# Anthony leads all scorers with 34 points



## JGKoblenz (Jul 19, 2002)

> James scored eight of his 28 points in the final five minutes and Carmelo Anthony had 34 points to lead a group of incoming rookies to a 127-123 victory over a star-studded squad of veterans in the 18th annual Magic Johnson charity game at Staples Center.


http://sports.espn.go.com/nba/story?id=1586253


----------



## Ben1 (May 20, 2003)

Impressive showing by both Melo and Lebron.


----------



## NENE31 (Jul 17, 2003)

I think Melo can be better than LeBron. The college experience is very important, LeBron came from High School and it's very hard to keep your stats.
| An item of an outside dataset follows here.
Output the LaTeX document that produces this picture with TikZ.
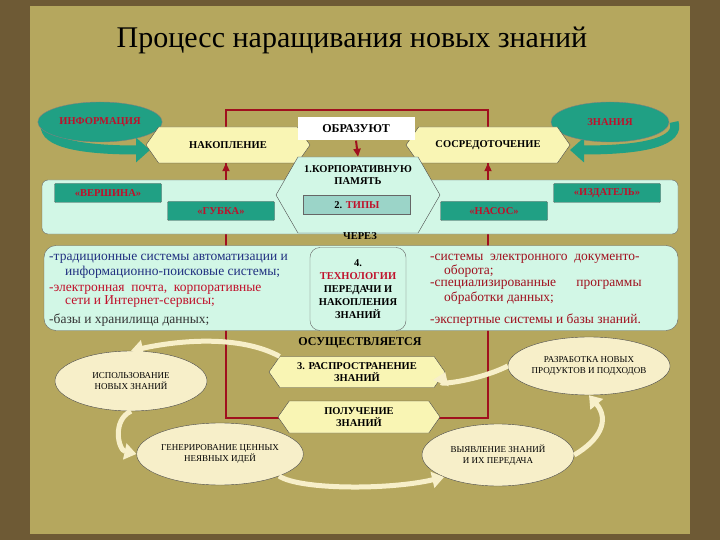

Great battle on DEC.02 in the NBA regular season.


----------



## Cam*Ron (Apr 13, 2003)

WOW, 1 year of college. That don't mean ish, it's how they handle the pressure and their drive to be successful.

He can be better than LeBron though if his heart is big, vice versa. They both pretty much have the same potential in my eyes.


----------



## futuristxen (Jun 26, 2003)

I wonder what Lebron's assist and rebounding numbers were like?


----------



## Jermaniac Fan (Jul 27, 2003)

*Melo Better than LJ!*

Melo will be better than LJ, few years, but when James's body is bigger and stronger he will be much better and even BEST!


----------



## CBF_Returns (Jul 2, 2003)

LeBron wil get a rude awakening once he enters the league. PG is by far the hardest position to learn in the NBA. I think on any other team, LeBron is a 3. But with the Cavs glut of swingmen, he is forced to play the point. I don't see a guy coming out of highschool and being a successful point gurad in this league right away. It just doesn't happen very often.


----------



## Cam*Ron (Apr 13, 2003)

> Originally posted by <b>CBF_Returns</b>!
> LeBron wil get a rude awakening once he enters the league. PG is by far the hardest position to learn in the NBA. I think on any other team, LeBron is a 3. But with the Cavs glut of swingmen, he is forced to play the point. I don't see a guy coming out of highschool and being a successful point gurad in this league right away. It just doesn't happen very often.


Actually it's never happened, and I don't expect him to be successful right away. It's the media and everyone who wants to see high-lights of games thats puts that hype on him, instead of appreciating the game for what it is.


----------



## NugzFan (Jul 26, 2002)

nice. melo gets no attention but quietly does his thing. james can have all the hype...doenst matter.


----------